Insights from Entrepreneur Noah Friedman (Questrom’17)

September 25, 2025

Noah Sanborn Friedman’17

“For asymmetric outcomes, you need to take asymmetric action.”

That mindset has guided entrepreneur Noah Sanborn Friedman (Questrom’17) from his early days at Boston University to running his own venture fund and creating Uncharted, a thriving community for founders and innovators. His story proves that success rarely follows a straight line. Instead, it’s built on hard work, relentless curiosity, and a willingness to step into spaces where others might hesitate.

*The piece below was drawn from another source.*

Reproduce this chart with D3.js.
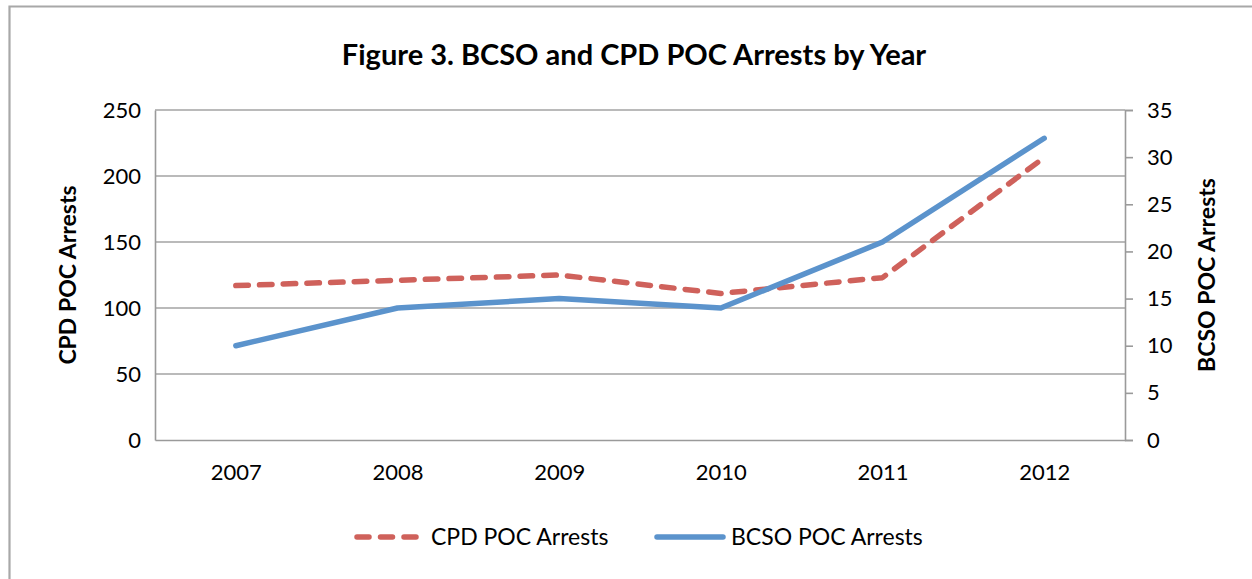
<!DOCTYPE html>
<html>
<head>
<meta charset="utf-8">
<script src="https://cdn.jsdelivr.net/npm/d3@7"></script>
<style>
  html, body { margin: 0; padding: 0; background: #fff; }
  svg { display: block; font-family: Lato, "Open Sans", sans-serif; }
</style>
</head>
<body>
<svg id="chart" width="1252" height="579"></svg>
<script>
// Point-of-contact arrests by year, two agencies on separate y axes
const years = ["2007", "2008", "2009", "2010", "2011", "2012"];
const cpdArrests = [117, 121, 125, 111, 123, 214];
const bcsoArrests = [10, 14, 15, 14, 21, 32];
const leftTicks = [0, 50, 100, 150, 200, 250];
const rightTicks = [0, 5, 10, 15, 20, 25, 30, 35];
const titleText = "Figure 3. BCSO and CPD POC Arrests by Year";
const cpdLabel = "CPD POC Arrests";
const bcsoLabel = "BCSO POC Arrests";

const svg = d3.select("#chart");
const W = 1252, H = 579;
const plot = { left: 155, right: 1125, top: 110, bottom: 440 };
const red = "#CF615B", blue = "#5B93CC", gridColor = "#a3a3a3", axisColor = "#9a9a9a";

// outer frame (extends past the right and bottom edges)
svg.append("path")
  .attr("d", `M9.5,${H + 5} V6.5 H${W + 5}`)
  .attr("fill", "none").attr("stroke", "#a8a8a8").attr("stroke-width", 2.2);

const x = d3.scalePoint().domain(years).range([plot.left, plot.right]).padding(0.5);
const yL = d3.scaleLinear().domain([0, 250]).range([plot.bottom, plot.top]);
const yR = d3.scaleLinear().domain([0, 35]).range([plot.bottom, plot.top]);

// horizontal gridlines
svg.append("g").selectAll("line").data(leftTicks.filter(d => d > 0)).join("line")
  .attr("x1", plot.left).attr("x2", plot.right)
  .attr("y1", d => yL(d)).attr("y2", d => yL(d))
  .attr("stroke", gridColor).attr("stroke-width", 1.6);

// left axis
const gL = svg.append("g").attr("transform", `translate(${plot.left},0)`)
  .call(d3.axisLeft(yL).tickValues(leftTicks).tickSize(0).tickPadding(14));
gL.select(".domain").attr("stroke", axisColor).attr("stroke-width", 1.6);
gL.selectAll("text").attr("font-size", 22).attr("fill", "#000").attr("font-family", "Lato, sans-serif");

// right axis
const gR = svg.append("g").attr("transform", `translate(${plot.right},0)`)
  .call(d3.axisRight(yR).tickValues(rightTicks).tickSizeOuter(0).tickSize(8).tickPadding(14));
gR.select(".domain").attr("stroke", axisColor).attr("stroke-width", 1.6);
gR.selectAll(".tick line").attr("stroke", axisColor).attr("stroke-width", 1.6);
gR.selectAll("text").attr("font-size", 22).attr("fill", "#000").attr("font-family", "Lato, sans-serif");

// bottom axis
const gB = svg.append("g").attr("transform", `translate(0,${plot.bottom})`)
  .call(d3.axisBottom(x).tickSize(0).tickSizeOuter(0).tickPadding(24));
gB.select(".domain").attr("stroke", axisColor).attr("stroke-width", 1.6);
gB.selectAll("text").attr("font-size", 22).attr("fill", "#000").attr("font-family", "Lato, sans-serif");

// series lines
const lineL = d3.line().x((d, i) => x(years[i])).y(d => yL(d));
const lineR = d3.line().x((d, i) => x(years[i])).y(d => yR(d));

svg.append("path").datum(cpdArrests).attr("d", lineL)
  .attr("fill", "none").attr("stroke", red).attr("stroke-width", 5.5)
  .attr("stroke-linecap", "round").attr("stroke-linejoin", "round")
  .attr("stroke-dasharray", "12.5 11.2");

svg.append("path").datum(bcsoArrests).attr("d", lineR)
  .attr("fill", "none").attr("stroke", blue).attr("stroke-width", 5.5)
  .attr("stroke-linecap", "round").attr("stroke-linejoin", "round");

// title
svg.append("text").attr("x", 634).attr("y", 65).attr("text-anchor", "middle")
  .attr("font-size", 29).attr("font-weight", "bold").text(titleText);

// axis titles
svg.append("text").attr("transform", `translate(76,275) rotate(-90)`)
  .attr("text-anchor", "middle").attr("font-size", 23).attr("font-weight", "bold").text(cpdLabel);
svg.append("text").attr("transform", `translate(1215,275) rotate(-90)`)
  .attr("text-anchor", "middle").attr("font-size", 23).attr("font-weight", "bold").text(bcsoLabel);

// legend
const legY = 537;
svg.append("line").attr("x1", 357).attr("x2", 416).attr("y1", legY).attr("y2", legY)
  .attr("stroke", red).attr("stroke-width", 5.5).attr("stroke-linecap", "round")
  .attr("stroke-dasharray", "12 11.5");
svg.append("text").attr("x", 431).attr("y", legY + 8).attr("font-size", 23).text(cpdLabel);
svg.append("line").attr("x1", 657).attr("x2", 723).attr("y1", legY).attr("y2", legY)
  .attr("stroke", blue).attr("stroke-width", 5.5).attr("stroke-linecap", "round");
svg.append("text").attr("x", 731).attr("y", legY + 8).attr("font-size", 23).text(bcsoLabel);
</script>
</body>
</html>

Say Yes, Then Figure It Out

At Questrom, Noah was always tinkering with ideas and reading TechCrunch. When he landed an internship at a startup and his supervisor was suddenly fired, most interns would have pulled back. Instead, Noah raised his hand: Can I report directly to the CEO?

The CEO agreed—and handed him a long list of deliverables. Noah worked long hours, asked countless questions, and delivered. By summer’s end, he was leading partnerships and strategy. Later, he pitched to keep working remotely during senior year, taking calls between classes.

The lesson? Don’t wait for the perfect role. When an opening appears, step in—even if you don’t yet know all the answers.

Resilience Through Setbacks

After graduation, Noah planned to join the smart home company full-time as chief of staff. But just as he was recovering from surgery, funding collapsed and the company shut down.

Rather than retreat, Noah accepted a new challenge: COO of an alcohol analytics startup at just 22. It was trial by fire—learning operations, raising capital, and managing people with no safety net. “I knew nothing about alcohol beyond being a college consumer,” he says. “But I said yes.”

That leap gave him credibility in venture capital and set the stage for what came next. When COVID hit, Noah co-founded a fund with a partner from AB InBev’s venture arm. Through persistence and storytelling, they raised $8M for their first fund, growing it into a $30M+ operation.

Setbacks aren’t endings—they’re detours. Failures can be first attempts in learning if you treat them that way.

Creating Opportunities Where None Exist

In 2021, investor Michael Loeb asked Noah how to reconnect young founders. Noah volunteered to host a dinner—and prepared like it was a performance. He memorized bios, planned the flow, and personally introduced every guest.

That first dinner drew heavy hitters like Gary Vaynerchuk. Soon, there were monthly dinners, Hamptons summits, and eventually Uncharted—a curated community of founders, investors, and visionaries.

“It’s not about cocktails and name tags,” Noah says. “It’s about putting the right people in the right room and structuring conversations intentionally. Being in the right room can change your life.”

Lessons for Questrom Students Today

Noah’s path underscores timeless lessons:

  • Work harder than expected. Effort and follow-through matter more than being the “smartest person in the room.”
  • Step into discomfort. Many of his biggest breaks came from roles he wasn’t “qualified” for.
  • Fail forward. Every no was just fuel for the next opportunity.
  • Leverage your strengths. His theater background turned into a superpower—storytelling, presence, improvisation—that now sets him apart in business.
  • Use today’s tools. He urges students to master AI platforms like ChatGPT, Claude, and Perplexity—not just to make homework easier, but to accelerate learning and compounding growth.

The Bigger Picture

Noah often says: “The best founders, the best companies, are pretty hard to kill.” The same is true for people. Success comes to those who keep showing up, stay curious, and refuse to let setbacks define them.

So, how do you stand out?

By being brave enough to go where others won’t. By saying yes before you feel ready. By working relentlessly, failing forward, and remembering that even in uncharted territory, you can build something extraordinary.